Written problem> Extract the whole listing as it stands. Do not include the pictures.

Material provided>
** Start **

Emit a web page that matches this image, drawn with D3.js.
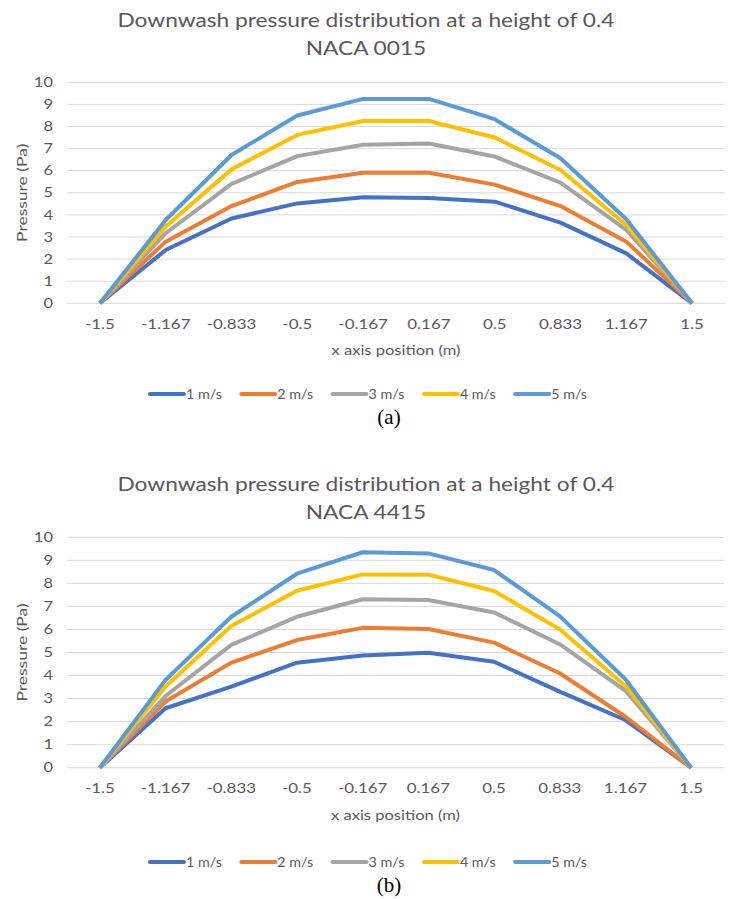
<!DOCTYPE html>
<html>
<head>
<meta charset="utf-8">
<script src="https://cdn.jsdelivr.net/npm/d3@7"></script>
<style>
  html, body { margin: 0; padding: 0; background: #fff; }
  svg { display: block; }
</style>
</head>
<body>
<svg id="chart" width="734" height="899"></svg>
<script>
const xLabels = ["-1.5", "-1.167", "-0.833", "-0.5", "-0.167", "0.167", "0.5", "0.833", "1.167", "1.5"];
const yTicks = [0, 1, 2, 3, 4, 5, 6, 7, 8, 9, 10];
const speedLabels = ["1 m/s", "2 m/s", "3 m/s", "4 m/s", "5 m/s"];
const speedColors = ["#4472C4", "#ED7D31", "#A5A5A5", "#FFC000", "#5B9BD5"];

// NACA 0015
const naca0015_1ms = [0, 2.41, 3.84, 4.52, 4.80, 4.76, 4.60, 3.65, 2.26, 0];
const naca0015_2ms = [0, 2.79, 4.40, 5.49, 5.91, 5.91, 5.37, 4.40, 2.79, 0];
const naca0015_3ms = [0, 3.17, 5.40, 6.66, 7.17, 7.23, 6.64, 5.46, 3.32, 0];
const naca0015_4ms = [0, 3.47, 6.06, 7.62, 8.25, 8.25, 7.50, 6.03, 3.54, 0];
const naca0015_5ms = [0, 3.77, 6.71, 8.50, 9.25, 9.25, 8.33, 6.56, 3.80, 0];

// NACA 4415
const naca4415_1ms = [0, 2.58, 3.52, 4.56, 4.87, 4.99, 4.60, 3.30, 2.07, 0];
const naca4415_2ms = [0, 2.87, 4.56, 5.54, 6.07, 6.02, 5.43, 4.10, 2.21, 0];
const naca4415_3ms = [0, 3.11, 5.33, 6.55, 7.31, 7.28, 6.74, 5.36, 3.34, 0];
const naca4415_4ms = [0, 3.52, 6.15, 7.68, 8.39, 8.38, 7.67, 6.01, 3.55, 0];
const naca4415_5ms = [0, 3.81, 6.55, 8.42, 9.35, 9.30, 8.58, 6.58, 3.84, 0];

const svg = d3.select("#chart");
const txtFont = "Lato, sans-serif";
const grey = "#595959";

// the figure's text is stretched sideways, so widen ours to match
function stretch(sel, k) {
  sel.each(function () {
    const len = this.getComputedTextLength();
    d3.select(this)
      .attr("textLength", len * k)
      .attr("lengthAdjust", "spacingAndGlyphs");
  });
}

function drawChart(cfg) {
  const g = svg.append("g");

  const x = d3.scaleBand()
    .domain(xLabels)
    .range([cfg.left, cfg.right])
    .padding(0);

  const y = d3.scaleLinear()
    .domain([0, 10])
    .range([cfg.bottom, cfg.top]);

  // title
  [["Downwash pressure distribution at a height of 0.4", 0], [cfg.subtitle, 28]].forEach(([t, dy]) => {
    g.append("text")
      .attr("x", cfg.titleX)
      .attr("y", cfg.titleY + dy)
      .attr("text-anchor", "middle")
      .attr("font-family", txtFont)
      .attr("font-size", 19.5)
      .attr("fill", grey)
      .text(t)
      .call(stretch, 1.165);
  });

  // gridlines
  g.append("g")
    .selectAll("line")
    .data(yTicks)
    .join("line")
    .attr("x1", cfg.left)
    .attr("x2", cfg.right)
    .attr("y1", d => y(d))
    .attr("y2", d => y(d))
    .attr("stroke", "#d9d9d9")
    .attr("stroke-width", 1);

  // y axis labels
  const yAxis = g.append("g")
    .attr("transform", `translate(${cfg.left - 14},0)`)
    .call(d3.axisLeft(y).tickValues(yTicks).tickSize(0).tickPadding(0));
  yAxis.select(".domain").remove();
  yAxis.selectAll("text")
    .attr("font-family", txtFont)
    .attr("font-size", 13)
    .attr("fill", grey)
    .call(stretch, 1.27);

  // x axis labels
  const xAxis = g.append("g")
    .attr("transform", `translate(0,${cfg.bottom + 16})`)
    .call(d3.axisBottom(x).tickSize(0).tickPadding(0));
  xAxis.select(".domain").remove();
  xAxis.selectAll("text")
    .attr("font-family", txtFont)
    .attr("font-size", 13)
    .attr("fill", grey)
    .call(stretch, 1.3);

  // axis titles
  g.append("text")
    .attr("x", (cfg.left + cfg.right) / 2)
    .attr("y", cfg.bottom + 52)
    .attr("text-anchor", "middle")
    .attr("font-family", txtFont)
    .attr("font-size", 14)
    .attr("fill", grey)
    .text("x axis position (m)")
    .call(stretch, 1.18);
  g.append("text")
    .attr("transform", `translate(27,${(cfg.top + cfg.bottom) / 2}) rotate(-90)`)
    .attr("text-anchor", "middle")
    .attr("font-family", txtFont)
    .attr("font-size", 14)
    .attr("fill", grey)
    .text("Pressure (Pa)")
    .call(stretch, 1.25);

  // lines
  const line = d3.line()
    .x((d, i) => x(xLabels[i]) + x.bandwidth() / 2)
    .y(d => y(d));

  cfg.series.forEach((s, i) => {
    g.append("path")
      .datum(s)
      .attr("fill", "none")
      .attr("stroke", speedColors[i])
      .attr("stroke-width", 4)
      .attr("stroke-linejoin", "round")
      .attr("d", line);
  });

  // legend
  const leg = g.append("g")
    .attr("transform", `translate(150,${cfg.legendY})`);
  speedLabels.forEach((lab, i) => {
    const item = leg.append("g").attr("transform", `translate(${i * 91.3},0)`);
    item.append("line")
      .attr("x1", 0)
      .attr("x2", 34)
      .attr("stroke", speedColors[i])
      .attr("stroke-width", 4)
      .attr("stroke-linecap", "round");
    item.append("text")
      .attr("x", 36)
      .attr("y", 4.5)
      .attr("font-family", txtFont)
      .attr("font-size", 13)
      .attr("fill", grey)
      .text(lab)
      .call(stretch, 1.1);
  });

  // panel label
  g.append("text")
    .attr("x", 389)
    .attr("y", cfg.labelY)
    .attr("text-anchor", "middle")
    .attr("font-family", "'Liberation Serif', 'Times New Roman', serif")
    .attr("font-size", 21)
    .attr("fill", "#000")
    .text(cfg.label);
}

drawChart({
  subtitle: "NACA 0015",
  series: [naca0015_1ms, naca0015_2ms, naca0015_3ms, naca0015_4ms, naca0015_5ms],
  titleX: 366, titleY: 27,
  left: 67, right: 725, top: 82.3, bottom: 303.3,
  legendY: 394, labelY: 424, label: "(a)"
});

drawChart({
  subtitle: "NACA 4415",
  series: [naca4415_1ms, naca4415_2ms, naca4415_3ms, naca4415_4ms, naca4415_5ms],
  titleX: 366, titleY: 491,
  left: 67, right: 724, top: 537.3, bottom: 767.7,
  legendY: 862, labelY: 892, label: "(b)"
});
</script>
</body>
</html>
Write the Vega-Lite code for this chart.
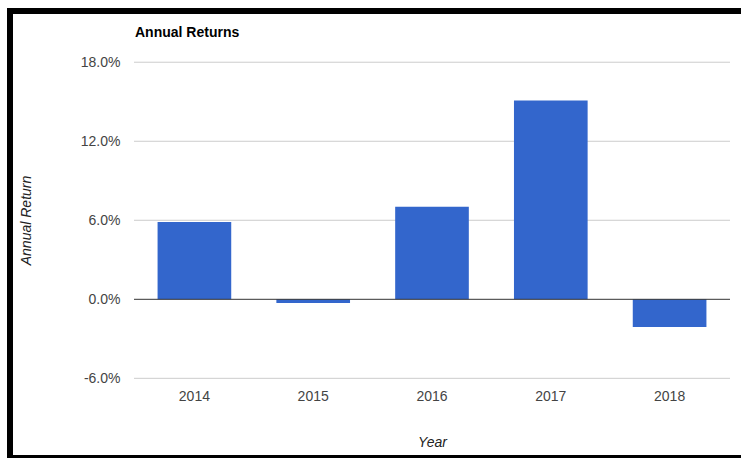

** End **

Solution>
Emit a web page that matches this image, drawn with D3.js.
<!DOCTYPE html>
<html>
<head>
<meta charset="utf-8">
<script src="https://cdn.jsdelivr.net/npm/d3@7"></script>
<style>
  html, body { margin: 0; padding: 0; background: #fff; }
  svg { display: block; }
</style>
</head>
<body>
<svg id="chart" width="734" height="899"></svg>
<script>
const xLabels = ["-1.5", "-1.167", "-0.833", "-0.5", "-0.167", "0.167", "0.5", "0.833", "1.167", "1.5"];
const yTicks = [0, 1, 2, 3, 4, 5, 6, 7, 8, 9, 10];
const speedLabels = ["1 m/s", "2 m/s", "3 m/s", "4 m/s", "5 m/s"];
const speedColors = ["#4472C4", "#ED7D31", "#A5A5A5", "#FFC000", "#5B9BD5"];

// NACA 0015
const naca0015_1ms = [0, 2.41, 3.84, 4.52, 4.80, 4.76, 4.60, 3.65, 2.26, 0];
const naca0015_2ms = [0, 2.79, 4.40, 5.49, 5.91, 5.91, 5.37, 4.40, 2.79, 0];
const naca0015_3ms = [0, 3.17, 5.40, 6.66, 7.17, 7.23, 6.64, 5.46, 3.32, 0];
const naca0015_4ms = [0, 3.47, 6.06, 7.62, 8.25, 8.25, 7.50, 6.03, 3.54, 0];
const naca0015_5ms = [0, 3.77, 6.71, 8.50, 9.25, 9.25, 8.33, 6.56, 3.80, 0];

// NACA 4415
const naca4415_1ms = [0, 2.58, 3.52, 4.56, 4.87, 4.99, 4.60, 3.30, 2.07, 0];
const naca4415_2ms = [0, 2.87, 4.56, 5.54, 6.07, 6.02, 5.43, 4.10, 2.21, 0];
const naca4415_3ms = [0, 3.11, 5.33, 6.55, 7.31, 7.28, 6.74, 5.36, 3.34, 0];
const naca4415_4ms = [0, 3.52, 6.15, 7.68, 8.39, 8.38, 7.67, 6.01, 3.55, 0];
const naca4415_5ms = [0, 3.81, 6.55, 8.42, 9.35, 9.30, 8.58, 6.58, 3.84, 0];

const svg = d3.select("#chart");
const txtFont = "Lato, sans-serif";
const grey = "#595959";

// the figure's text is stretched sideways, so widen ours to match
function stretch(sel, k) {
  sel.each(function () {
    const len = this.getComputedTextLength();
    d3.select(this)
      .attr("textLength", len * k)
      .attr("lengthAdjust", "spacingAndGlyphs");
  });
}

function drawChart(cfg) {
  const g = svg.append("g");

  const x = d3.scaleBand()
    .domain(xLabels)
    .range([cfg.left, cfg.right])
    .padding(0);

  const y = d3.scaleLinear()
    .domain([0, 10])
    .range([cfg.bottom, cfg.top]);

  // title
  [["Downwash pressure distribution at a height of 0.4", 0], [cfg.subtitle, 28]].forEach(([t, dy]) => {
    g.append("text")
      .attr("x", cfg.titleX)
      .attr("y", cfg.titleY + dy)
      .attr("text-anchor", "middle")
      .attr("font-family", txtFont)
      .attr("font-size", 19.5)
      .attr("fill", grey)
      .text(t)
      .call(stretch, 1.165);
  });

  // gridlines
  g.append("g")
    .selectAll("line")
    .data(yTicks)
    .join("line")
    .attr("x1", cfg.left)
    .attr("x2", cfg.right)
    .attr("y1", d => y(d))
    .attr("y2", d => y(d))
    .attr("stroke", "#d9d9d9")
    .attr("stroke-width", 1);

  // y axis labels
  const yAxis = g.append("g")
    .attr("transform", `translate(${cfg.left - 14},0)`)
    .call(d3.axisLeft(y).tickValues(yTicks).tickSize(0).tickPadding(0));
  yAxis.select(".domain").remove();
  yAxis.selectAll("text")
    .attr("font-family", txtFont)
    .attr("font-size", 13)
    .attr("fill", grey)
    .call(stretch, 1.27);

  // x axis labels
  const xAxis = g.append("g")
    .attr("transform", `translate(0,${cfg.bottom + 16})`)
    .call(d3.axisBottom(x).tickSize(0).tickPadding(0));
  xAxis.select(".domain").remove();
  xAxis.selectAll("text")
    .attr("font-family", txtFont)
    .attr("font-size", 13)
    .attr("fill", grey)
    .call(stretch, 1.3);

  // axis titles
  g.append("text")
    .attr("x", (cfg.left + cfg.right) / 2)
    .attr("y", cfg.bottom + 52)
    .attr("text-anchor", "middle")
    .attr("font-family", txtFont)
    .attr("font-size", 14)
    .attr("fill", grey)
    .text("x axis position (m)")
    .call(stretch, 1.18);
  g.append("text")
    .attr("transform", `translate(27,${(cfg.top + cfg.bottom) / 2}) rotate(-90)`)
    .attr("text-anchor", "middle")
    .attr("font-family", txtFont)
    .attr("font-size", 14)
    .attr("fill", grey)
    .text("Pressure (Pa)")
    .call(stretch, 1.25);

  // lines
  const line = d3.line()
    .x((d, i) => x(xLabels[i]) + x.bandwidth() / 2)
    .y(d => y(d));

  cfg.series.forEach((s, i) => {
    g.append("path")
      .datum(s)
      .attr("fill", "none")
      .attr("stroke", speedColors[i])
      .attr("stroke-width", 4)
      .attr("stroke-linejoin", "round")
      .attr("d", line);
  });

  // legend
  const leg = g.append("g")
    .attr("transform", `translate(150,${cfg.legendY})`);
  speedLabels.forEach((lab, i) => {
    const item = leg.append("g").attr("transform", `translate(${i * 91.3},0)`);
    item.append("line")
      .attr("x1", 0)
      .attr("x2", 34)
      .attr("stroke", speedColors[i])
      .attr("stroke-width", 4)
      .attr("stroke-linecap", "round");
    item.append("text")
      .attr("x", 36)
      .attr("y", 4.5)
      .attr("font-family", txtFont)
      .attr("font-size", 13)
      .attr("fill", grey)
      .text(lab)
      .call(stretch, 1.1);
  });

  // panel label
  g.append("text")
    .attr("x", 389)
    .attr("y", cfg.labelY)
    .attr("text-anchor", "middle")
    .attr("font-family", "'Liberation Serif', 'Times New Roman', serif")
    .attr("font-size", 21)
    .attr("fill", "#000")
    .text(cfg.label);
}

drawChart({
  subtitle: "NACA 0015",
  series: [naca0015_1ms, naca0015_2ms, naca0015_3ms, naca0015_4ms, naca0015_5ms],
  titleX: 366, titleY: 27,
  left: 67, right: 725, top: 82.3, bottom: 303.3,
  legendY: 394, labelY: 424, label: "(a)"
});

drawChart({
  subtitle: "NACA 4415",
  series: [naca4415_1ms, naca4415_2ms, naca4415_3ms, naca4415_4ms, naca4415_5ms],
  titleX: 366, titleY: 491,
  left: 67, right: 724, top: 537.3, bottom: 767.7,
  legendY: 862, labelY: 892, label: "(b)"
});
</script>
</body>
</html>
Write the Vega-Lite code for this chart.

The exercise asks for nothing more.